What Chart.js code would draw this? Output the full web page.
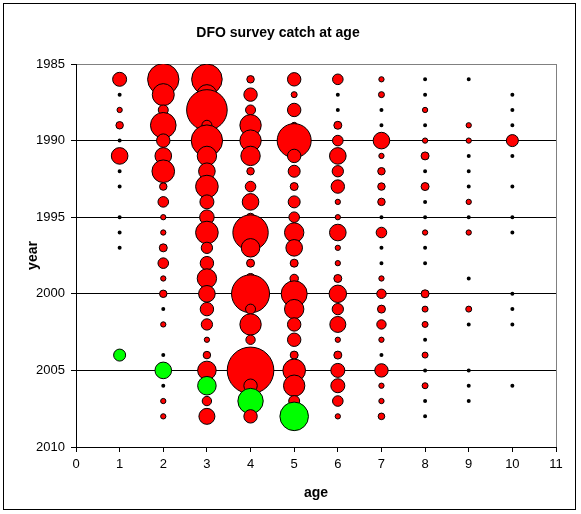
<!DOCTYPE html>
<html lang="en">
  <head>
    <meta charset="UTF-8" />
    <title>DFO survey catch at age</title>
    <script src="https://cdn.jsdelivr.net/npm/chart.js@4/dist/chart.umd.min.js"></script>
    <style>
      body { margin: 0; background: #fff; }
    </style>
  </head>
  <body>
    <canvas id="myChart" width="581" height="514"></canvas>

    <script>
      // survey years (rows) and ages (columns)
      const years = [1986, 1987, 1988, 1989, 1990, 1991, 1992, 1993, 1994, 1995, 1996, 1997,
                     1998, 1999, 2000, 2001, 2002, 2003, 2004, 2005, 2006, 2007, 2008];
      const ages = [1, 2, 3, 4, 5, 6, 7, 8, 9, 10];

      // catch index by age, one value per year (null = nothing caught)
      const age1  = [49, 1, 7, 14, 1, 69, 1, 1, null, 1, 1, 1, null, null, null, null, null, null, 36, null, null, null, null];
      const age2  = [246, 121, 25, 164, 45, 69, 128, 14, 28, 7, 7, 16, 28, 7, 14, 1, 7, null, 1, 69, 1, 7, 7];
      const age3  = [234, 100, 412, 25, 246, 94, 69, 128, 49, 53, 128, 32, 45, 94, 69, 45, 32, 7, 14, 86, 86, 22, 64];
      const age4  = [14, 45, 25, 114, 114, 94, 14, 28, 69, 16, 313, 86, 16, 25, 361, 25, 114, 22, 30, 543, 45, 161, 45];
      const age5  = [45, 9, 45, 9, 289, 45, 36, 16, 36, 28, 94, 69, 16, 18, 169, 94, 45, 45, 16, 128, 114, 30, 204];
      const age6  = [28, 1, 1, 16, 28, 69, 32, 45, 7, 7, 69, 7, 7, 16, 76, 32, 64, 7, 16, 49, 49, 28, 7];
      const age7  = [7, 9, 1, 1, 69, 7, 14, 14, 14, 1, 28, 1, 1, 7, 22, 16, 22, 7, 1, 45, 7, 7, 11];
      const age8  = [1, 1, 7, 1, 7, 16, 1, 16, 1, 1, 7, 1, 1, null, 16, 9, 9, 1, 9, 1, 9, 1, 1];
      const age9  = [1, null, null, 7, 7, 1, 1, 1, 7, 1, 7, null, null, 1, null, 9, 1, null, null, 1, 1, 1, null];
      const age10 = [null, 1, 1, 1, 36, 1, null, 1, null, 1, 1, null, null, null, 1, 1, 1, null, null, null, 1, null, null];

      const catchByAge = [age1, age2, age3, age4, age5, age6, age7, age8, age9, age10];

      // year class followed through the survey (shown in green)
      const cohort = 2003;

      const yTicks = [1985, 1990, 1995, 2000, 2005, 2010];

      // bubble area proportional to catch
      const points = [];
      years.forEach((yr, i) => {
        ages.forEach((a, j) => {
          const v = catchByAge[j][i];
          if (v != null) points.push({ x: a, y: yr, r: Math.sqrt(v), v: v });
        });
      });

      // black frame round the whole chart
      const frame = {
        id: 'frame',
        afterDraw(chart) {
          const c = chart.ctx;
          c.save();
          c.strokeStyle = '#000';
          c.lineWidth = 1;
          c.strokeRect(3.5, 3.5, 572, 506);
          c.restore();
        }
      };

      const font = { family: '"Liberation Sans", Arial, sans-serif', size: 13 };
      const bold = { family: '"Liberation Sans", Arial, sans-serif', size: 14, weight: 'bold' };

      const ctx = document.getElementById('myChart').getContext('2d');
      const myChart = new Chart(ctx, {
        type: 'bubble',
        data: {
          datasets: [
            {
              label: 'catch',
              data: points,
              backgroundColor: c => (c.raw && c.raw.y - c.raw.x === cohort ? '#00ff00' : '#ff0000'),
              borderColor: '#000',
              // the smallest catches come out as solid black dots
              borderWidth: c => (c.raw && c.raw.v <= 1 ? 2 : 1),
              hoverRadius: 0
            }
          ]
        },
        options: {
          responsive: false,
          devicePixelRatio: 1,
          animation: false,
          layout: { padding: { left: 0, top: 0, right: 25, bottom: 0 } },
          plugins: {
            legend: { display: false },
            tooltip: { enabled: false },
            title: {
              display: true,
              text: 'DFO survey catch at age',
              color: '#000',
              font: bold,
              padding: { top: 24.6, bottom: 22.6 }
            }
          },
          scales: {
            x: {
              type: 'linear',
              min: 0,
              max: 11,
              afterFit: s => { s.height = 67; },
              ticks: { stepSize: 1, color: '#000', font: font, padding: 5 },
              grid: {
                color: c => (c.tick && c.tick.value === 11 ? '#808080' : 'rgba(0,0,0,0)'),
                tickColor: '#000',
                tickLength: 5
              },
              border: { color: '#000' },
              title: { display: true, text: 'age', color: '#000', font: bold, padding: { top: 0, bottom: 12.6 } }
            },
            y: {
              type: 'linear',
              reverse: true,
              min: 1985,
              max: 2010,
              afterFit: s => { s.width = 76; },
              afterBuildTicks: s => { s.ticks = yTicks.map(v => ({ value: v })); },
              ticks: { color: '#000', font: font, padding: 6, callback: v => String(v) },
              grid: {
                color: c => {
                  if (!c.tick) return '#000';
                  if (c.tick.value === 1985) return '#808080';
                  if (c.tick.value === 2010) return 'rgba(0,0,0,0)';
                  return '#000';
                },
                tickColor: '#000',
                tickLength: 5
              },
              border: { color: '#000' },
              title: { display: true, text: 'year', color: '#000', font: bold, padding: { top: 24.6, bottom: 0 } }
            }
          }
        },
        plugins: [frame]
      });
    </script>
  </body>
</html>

▬▬▬

What you have to do.
With all pictures left out, please transcribe exactly the lines from the start of the material through the line with "7, 8, 9, 10];".

Task response.
What Chart.js code would draw this? Output the full web page.
<!DOCTYPE html>
<html lang="en">
  <head>
    <meta charset="UTF-8" />
    <title>DFO survey catch at age</title>
    <script src="https://cdn.jsdelivr.net/npm/chart.js@4/dist/chart.umd.min.js"></script>
    <style>
      body { margin: 0; background: #fff; }
    </style>
  </head>
  <body>
    <canvas id="myChart" width="581" height="514"></canvas>

    <script>
      // survey years (rows) and ages (columns)
      const years = [1986, 1987, 1988, 1989, 1990, 1991, 1992, 1993, 1994, 1995, 1996, 1997,
                     1998, 1999, 2000, 2001, 2002, 2003, 2004, 2005, 2006, 2007, 2008];
      const ages = [1, 2, 3, 4, 5, 6, 7, 8, 9, 10];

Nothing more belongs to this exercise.